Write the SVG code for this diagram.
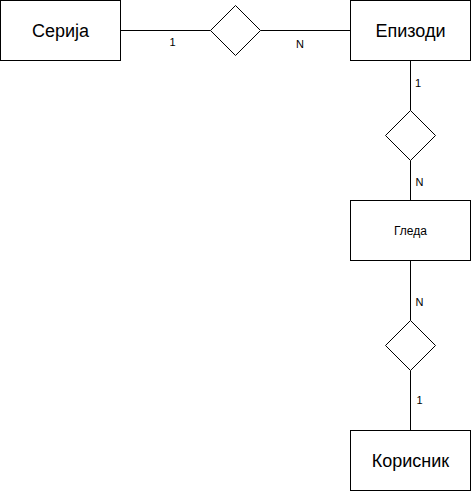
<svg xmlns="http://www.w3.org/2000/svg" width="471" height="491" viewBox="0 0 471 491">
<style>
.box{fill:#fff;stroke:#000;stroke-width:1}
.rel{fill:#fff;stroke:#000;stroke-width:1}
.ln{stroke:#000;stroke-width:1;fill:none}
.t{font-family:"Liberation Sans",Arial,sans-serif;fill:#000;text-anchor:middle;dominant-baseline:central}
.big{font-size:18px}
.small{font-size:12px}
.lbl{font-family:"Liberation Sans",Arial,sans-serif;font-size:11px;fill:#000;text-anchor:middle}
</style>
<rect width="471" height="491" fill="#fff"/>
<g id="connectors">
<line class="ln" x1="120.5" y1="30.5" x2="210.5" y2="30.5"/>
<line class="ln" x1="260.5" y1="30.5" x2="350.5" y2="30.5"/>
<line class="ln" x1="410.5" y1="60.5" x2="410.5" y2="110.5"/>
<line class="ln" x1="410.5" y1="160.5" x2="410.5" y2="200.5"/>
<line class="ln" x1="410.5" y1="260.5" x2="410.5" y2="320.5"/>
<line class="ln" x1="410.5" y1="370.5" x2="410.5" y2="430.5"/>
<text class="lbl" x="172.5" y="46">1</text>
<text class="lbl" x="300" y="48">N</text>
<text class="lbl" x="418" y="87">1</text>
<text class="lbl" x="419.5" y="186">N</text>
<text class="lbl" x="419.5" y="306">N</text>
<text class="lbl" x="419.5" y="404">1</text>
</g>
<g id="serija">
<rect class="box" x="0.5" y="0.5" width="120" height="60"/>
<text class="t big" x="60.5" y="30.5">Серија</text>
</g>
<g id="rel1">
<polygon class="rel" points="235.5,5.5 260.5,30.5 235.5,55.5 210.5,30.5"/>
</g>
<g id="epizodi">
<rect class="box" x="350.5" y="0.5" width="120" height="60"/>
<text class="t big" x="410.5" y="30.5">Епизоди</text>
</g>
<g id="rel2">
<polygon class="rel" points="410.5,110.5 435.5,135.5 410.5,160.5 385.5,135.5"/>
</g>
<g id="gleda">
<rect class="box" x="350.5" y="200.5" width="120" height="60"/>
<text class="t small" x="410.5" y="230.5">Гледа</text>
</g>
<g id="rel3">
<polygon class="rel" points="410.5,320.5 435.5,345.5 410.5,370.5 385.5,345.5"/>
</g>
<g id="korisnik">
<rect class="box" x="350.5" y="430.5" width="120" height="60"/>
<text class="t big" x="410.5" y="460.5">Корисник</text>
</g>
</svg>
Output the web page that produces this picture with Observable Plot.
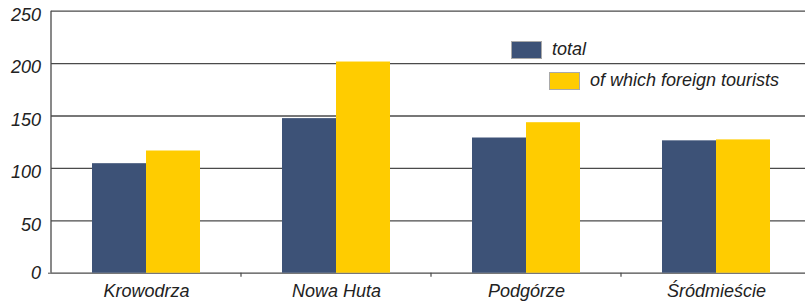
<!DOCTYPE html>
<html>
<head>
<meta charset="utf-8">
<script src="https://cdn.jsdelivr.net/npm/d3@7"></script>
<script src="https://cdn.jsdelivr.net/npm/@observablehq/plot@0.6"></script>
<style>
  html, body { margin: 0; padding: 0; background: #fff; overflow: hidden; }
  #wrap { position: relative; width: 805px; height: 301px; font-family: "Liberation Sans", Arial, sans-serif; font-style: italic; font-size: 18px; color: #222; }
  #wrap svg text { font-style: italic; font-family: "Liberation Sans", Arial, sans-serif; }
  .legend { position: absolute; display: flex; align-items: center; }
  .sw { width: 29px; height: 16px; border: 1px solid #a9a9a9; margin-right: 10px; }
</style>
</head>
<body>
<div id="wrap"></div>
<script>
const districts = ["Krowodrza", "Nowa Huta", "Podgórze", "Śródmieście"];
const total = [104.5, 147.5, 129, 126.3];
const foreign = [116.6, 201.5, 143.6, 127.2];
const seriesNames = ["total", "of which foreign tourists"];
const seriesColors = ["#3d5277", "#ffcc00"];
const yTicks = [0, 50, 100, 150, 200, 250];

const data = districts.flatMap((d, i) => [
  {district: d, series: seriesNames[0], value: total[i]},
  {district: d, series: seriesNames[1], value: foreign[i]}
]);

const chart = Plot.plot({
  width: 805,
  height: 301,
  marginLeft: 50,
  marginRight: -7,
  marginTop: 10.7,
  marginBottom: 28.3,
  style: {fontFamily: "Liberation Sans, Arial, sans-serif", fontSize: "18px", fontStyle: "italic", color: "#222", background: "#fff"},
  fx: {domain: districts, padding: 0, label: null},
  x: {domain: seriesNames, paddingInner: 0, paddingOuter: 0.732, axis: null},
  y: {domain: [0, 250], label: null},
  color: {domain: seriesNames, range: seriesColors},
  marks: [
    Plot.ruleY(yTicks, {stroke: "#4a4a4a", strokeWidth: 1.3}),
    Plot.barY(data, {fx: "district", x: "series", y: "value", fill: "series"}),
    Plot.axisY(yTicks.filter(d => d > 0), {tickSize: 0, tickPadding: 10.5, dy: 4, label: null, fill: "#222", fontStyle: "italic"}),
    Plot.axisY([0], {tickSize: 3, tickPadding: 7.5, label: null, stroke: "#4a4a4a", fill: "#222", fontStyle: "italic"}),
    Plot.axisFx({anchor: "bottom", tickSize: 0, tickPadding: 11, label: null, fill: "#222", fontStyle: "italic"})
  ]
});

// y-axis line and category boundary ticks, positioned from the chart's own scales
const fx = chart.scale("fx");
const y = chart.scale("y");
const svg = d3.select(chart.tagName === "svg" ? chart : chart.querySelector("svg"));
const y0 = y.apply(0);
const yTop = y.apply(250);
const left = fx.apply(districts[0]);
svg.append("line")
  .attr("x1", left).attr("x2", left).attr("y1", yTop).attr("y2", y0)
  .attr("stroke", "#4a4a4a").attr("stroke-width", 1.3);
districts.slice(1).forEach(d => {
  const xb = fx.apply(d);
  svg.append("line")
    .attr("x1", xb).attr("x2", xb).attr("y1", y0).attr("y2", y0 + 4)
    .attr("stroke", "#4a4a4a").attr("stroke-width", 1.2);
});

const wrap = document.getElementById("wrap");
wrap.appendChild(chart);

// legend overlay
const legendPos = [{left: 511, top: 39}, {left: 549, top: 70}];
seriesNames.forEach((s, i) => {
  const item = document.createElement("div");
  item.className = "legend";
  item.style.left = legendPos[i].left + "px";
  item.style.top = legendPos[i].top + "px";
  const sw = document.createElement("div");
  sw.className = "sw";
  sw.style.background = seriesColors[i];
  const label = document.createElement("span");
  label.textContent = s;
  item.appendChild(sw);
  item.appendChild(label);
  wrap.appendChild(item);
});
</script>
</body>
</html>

» EXERCISE GOAL
Give only the lines from the one with "Output the web" to the one with "const yTicks = [0, 50, 100, 150, 200, 250];", both included, again and exactly; leave the images out.

» PROBLEM SOLUTION
Output the web page that produces this picture with Observable Plot.
<!DOCTYPE html>
<html>
<head>
<meta charset="utf-8">
<script src="https://cdn.jsdelivr.net/npm/d3@7"></script>
<script src="https://cdn.jsdelivr.net/npm/@observablehq/plot@0.6"></script>
<style>
  html, body { margin: 0; padding: 0; background: #fff; overflow: hidden; }
  #wrap { position: relative; width: 805px; height: 301px; font-family: "Liberation Sans", Arial, sans-serif; font-style: italic; font-size: 18px; color: #222; }
  #wrap svg text { font-style: italic; font-family: "Liberation Sans", Arial, sans-serif; }
  .legend { position: absolute; display: flex; align-items: center; }
  .sw { width: 29px; height: 16px; border: 1px solid #a9a9a9; margin-right: 10px; }
</style>
</head>
<body>
<div id="wrap"></div>
<script>
const districts = ["Krowodrza", "Nowa Huta", "Podgórze", "Śródmieście"];
const total = [104.5, 147.5, 129, 126.3];
const foreign = [116.6, 201.5, 143.6, 127.2];
const seriesNames = ["total", "of which foreign tourists"];
const seriesColors = ["#3d5277", "#ffcc00"];
const yTicks = [0, 50, 100, 150, 200, 250];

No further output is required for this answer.